The important things were Germany's interests in dominating eastern Europe, Russia's fear of invasion from the west, Italy's dream of a new Roman empire in the Mediterranean, the tradition of non European intervention in British foreign policy so that Britain could concentrate on dominating the rest of the world instead, all were more important, in the international pursuit of power, than spreading the doctrines of Marx or Nietszche, exporting the Concentration camp or the swastika. True, in wicked acts “Hitler outdid them all” – partly because the context of war allows wickedness to flourish – though it must be remembered that it was the British who invented the concentration camp ad the Belgians who carried out racial cleansing in the Congo.
Not that leaders were unimportant; they made all the difference, usually by being tripped up by bit part players and smaller countries while in pursuit of their national interests. So history was in one sense predetermined; in another accidental..
This Europe was one where events were brought about by the unimportant characters, and few of the big name leaders got what they wanted, even when they knew it: the weak and second rate made things happen, puppets and puppet masters changing places. It was Papen and Hindenburg who thrust power on Hitler because they believed he could control them. Schusnigg brought about the collapse of Austriai when he invaded the headquarters of the Austrian nazis.
The second world war was started by the machinations of the Polish foreign minister, who refused the reasonable German request to Danzig, a German city and inveigled the British on to the side after tabloid British opinion decided something “must be done” before bowing out. The mutually negating settlement that became known as the second world war ended with both nations’ relative eclipse and the rise of the USSR and America, which had never been a part of the European power system.

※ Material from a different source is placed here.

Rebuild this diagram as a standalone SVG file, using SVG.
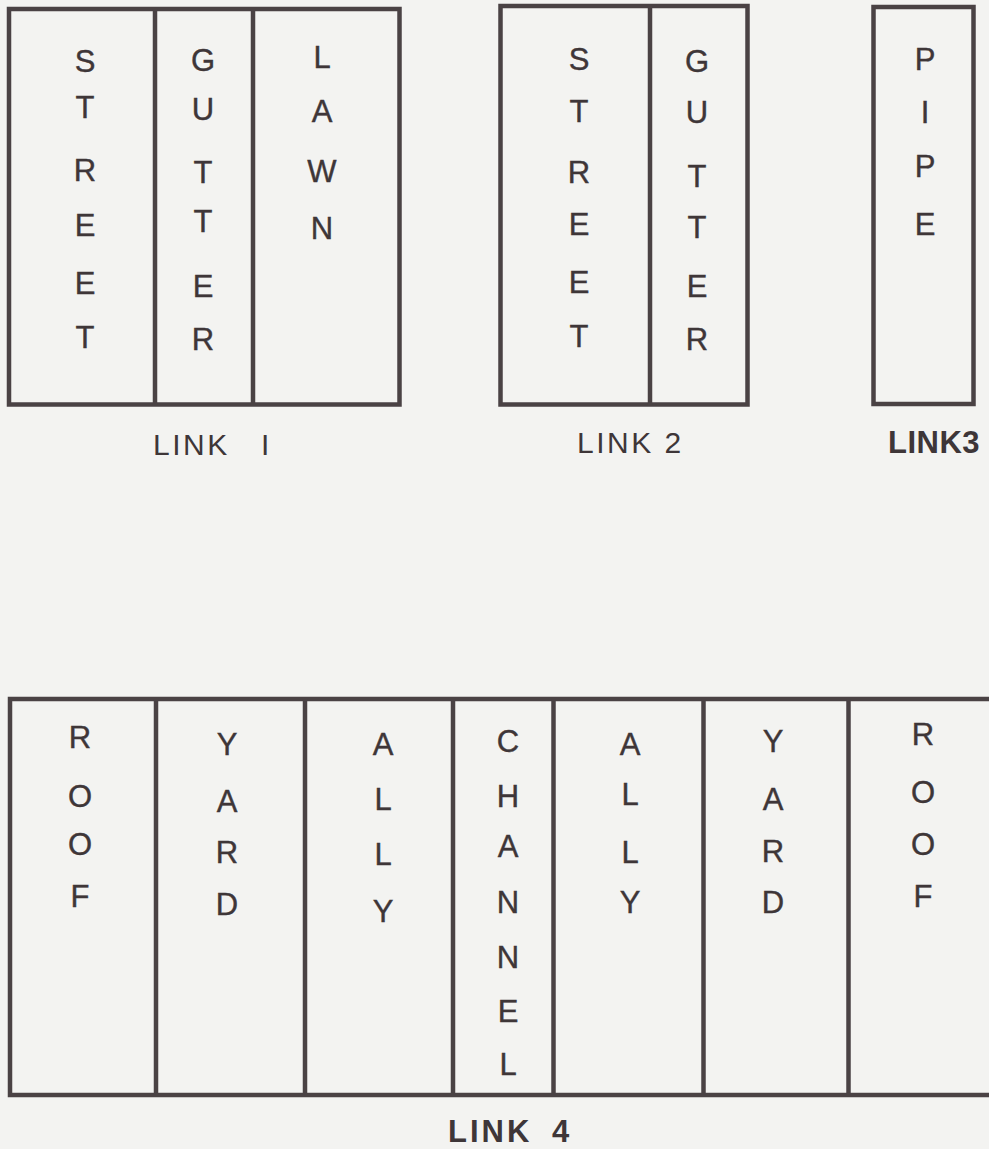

AJP Taylor came to the project after wondering why the debate about the origins of the first world war still raged while the origins of the second were surrounded by complacency: Hitler's absolute personal wickedness, and the evil of totalitarian nazism, were the received wisdoms that closed off the debate. When researching the book he discovered that the Versailles revisionists were wrong to blame the unfair treaty for the next war, and that while all powers had interests, Germany was the indeed the dynamic, expansionist element in European policy, as France had been the century before, and the other powers were trying to constrain it.
The struggle for power between nations in fact described the EU today, and one wonders: could the state of affairs of competing states in 1930s Europe been brought to the identical situation of competing and prosperous states today without the second world war and the holocausts in all senses that it produced?
Was the second world war, in fact, a bit of an accident? Brought about by the Poles.